Helming Sunstone brought many surprises. One of the biggest was just how little I ended up caring about what the people in the Church Office Building might be thinking about Sunstone’s doings. In previous years, especially in the wake of the “September Six,” some members of Sunstone’s board had attempted to create more dialogue between the institutional Church and Sunstone, but with little effect. As long as Sunstone’s magazine and symposia weren’t willing to be “correlated,” there was no chance it would receive even a hint of official blessing from headquarters. I did have a chance to meet with a few general authorities during my tenure, and the meetings were very encouraging. On a few other occasions, I received calls from persons in the Church’s public affairs department expressing thanks for various articles we had published. One that received special appreciation was Tania Rands Lyon’s book review and essay about Martha Beck’s Leaving the Saints (in which Beck had claimed to have recovered memories of having been sexually abused by her father, noted Mormon scholar Hugh Nibley). The public affairs department was apparently mailing it out in response to media queries about the book. Precisely because they are not correlated, Sunstone articles carry a degree of credibility with the rest of the world that “official church” responses often do not.

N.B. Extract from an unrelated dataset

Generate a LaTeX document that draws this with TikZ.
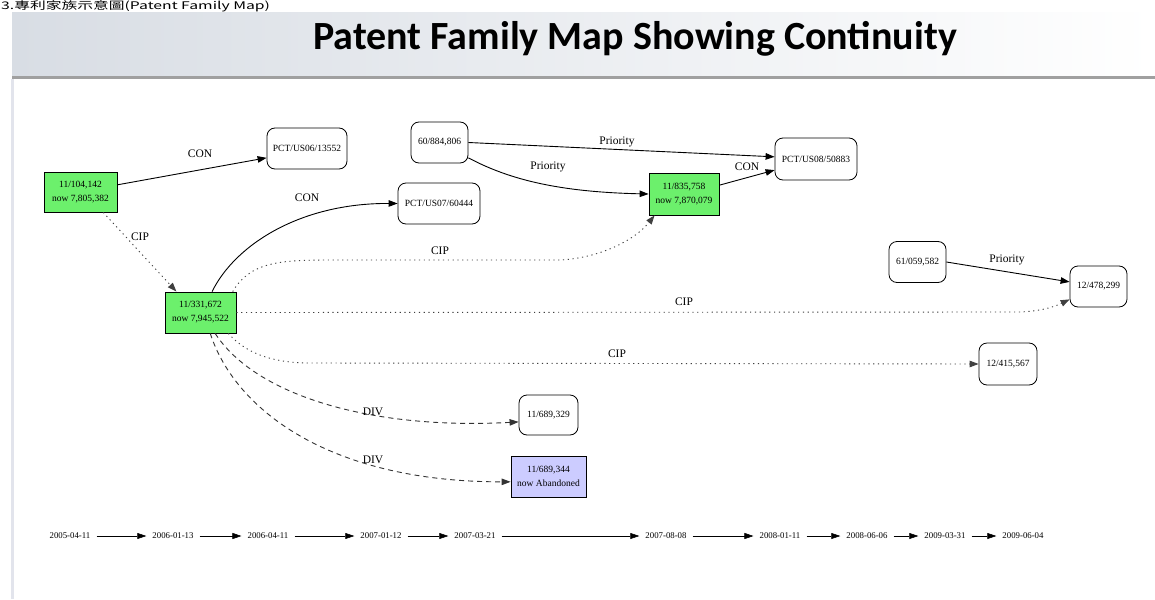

Probably the reason I spent so little time thinking about 50 East North Temple was that I had already begun to identify Mormonism as being rooted in the Church’s members rather than its leaders. I felt that Sunstone’s concerns should be for our fellow Latter-day Saints; especially those who were struggling to find or regain a convivial home in their Mormon families and wards. If Sunstone was going to “change the church,” I decided, it would be the small-c “church,” one heart at a time.

 

Sunstone moved to its current office in 1996.
Sunstone moved to its current office in 1996.
And, lo, we did prosper in the land.
And, lo, we did prosper in the land.

 

Before coming to Sunstone, I was certain my life’s calling was to be a college professor. My Sunstone experiences taught me that what I really was meant to be was a pastor. Before Facebook groups and the “bloggernacle” began to become big things—and boy did they during the final few years of my tenure!—Sunstone was one of the very few gathering places for those struggling to find a fit within Mormonism. Certainly it was a clearinghouse for ideas, but, even more so, it was an unofficial “support group.” And, as its most visible leader, I became the community’s chief shepherd, encourager, and spiritual advisor. I spent many hours each week listening as Mormons standing at the crossroads shared their hopes and frustrations. Though I may have contributed something helpful with my replies, I believe my primary gift was to simply be an ear. Serving in this capacity was the greatest privilege I’d ever had; it provided me with the first real sense that this was perhaps what my life had been preparing me for. Even though the sixth Article of Faith tells us that we believe that pastors are an important a part of the Church, there are very few spots within Mormonism for non-priesthood-called pastors. I’m grateful to Sunstone for helping me find one of those spots. As I continue working in this same vein today via the Mormon Matters podcast and through both private and public discussions, I always acknowledge that my primary training came through Sunstone: where I discovered who I am.